Prince William wants people to care for 'natural world' amid 'turbulent times'

Prince William wants people to take care of the 'natural world' credit:Bang Showbiz
Prince William wants people to take care of the 'natural world' credit:Bang Showbiz

Prince William has urged people to take care of the "natural world" during "turbulent times".

The Prince of Wales appeared as the annual Tusk Conservation Awards at London's Hampton Court Palace on Tuesday (01.11.22) to honour unsung conservation heroes dedicated to protecting Africa's natural heritage.

Speaking during the event, he said: "We are living through turbulent times and it is all too easy to lose sight of how critical it is that we look after our natural world.

"But we must remain focused on investing in nature and the environment, protecting it for future generations.

"We must not pass on the baton to our children and grandchildren, apologising for our lack of collective action.”

With the ceremony celebrating its 10th year, William - the charity's royal patron - also reflected on Sir David Attenborough's words at the event five years ago.

He added: "As Sir David Attenborough reminded us at this ceremony five years ago, Africa’s wildlife is truly special.

"What the awards alumni, their dedicated teams and local communities are protecting is ‘one of the great natural treasures of the world’.

“And yet, we also know that it is just a fragment of what there once was.

“That is why it is vital that we do everything in our power to halt the frightening decline in species that our planet has witnessed over the last 50 years.”

The ceremony was hosted by broadcaster and author Kate Silverton, with four leaders honoured on the night, including two recipients of the Prince William Award for Conservation in Africa.

NatureUganda executive director Achilles Brunnel Byaruhanga and Ian Craig - who was raised in Kenya and is now Chief of Conservation at Northern Rangelands Trust - accepted the lifetime achievement award.

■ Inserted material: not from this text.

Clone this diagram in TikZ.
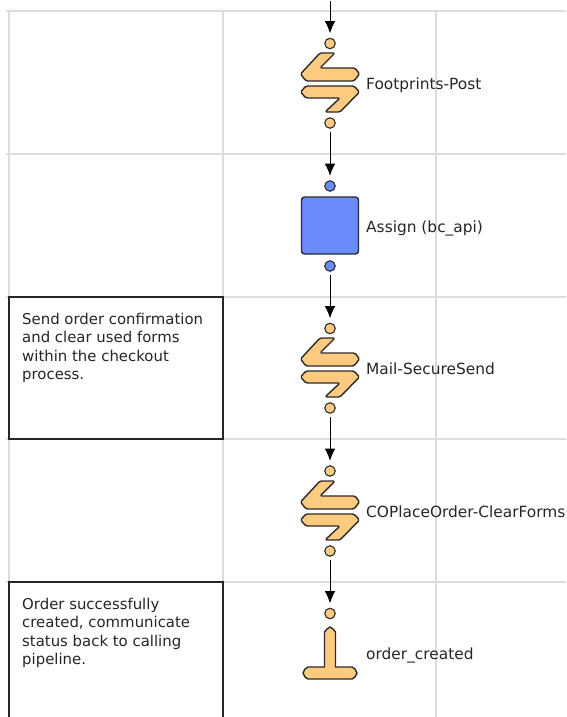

Meanwhile, the Tusk Award for Conservation in Africa - which recognises an individual judged to be an emerging leader in conservation - went to Miguel Gonçalves from Mozambique, who serves as Park Warden, National administration for Conservation Areas.

And the Tusk Wildlife Ranger Award - which goes to the men and women working in the field protecting wildlife in Africa

on a daily basis - was presented to Neddy Mulimo, from Zambia, who serves as Senior Ranger Support Manager for Specialist Anti-Poaching Units (SAPU), Game Rangers International.

Hendrik du Toit, founder and CEO of event sponsor Ninety One, said: “Congratulations to each of the winners. Their unwavering commitment to conservation plays a vital role in preserving Africa’s endangered environments and species.

"It has been our privilege to partner with the Tusk Conservation Awards for the past 10 years, and by honouring the efforts of these incredible men and women we hope to encourage more people to get involved in conservation.”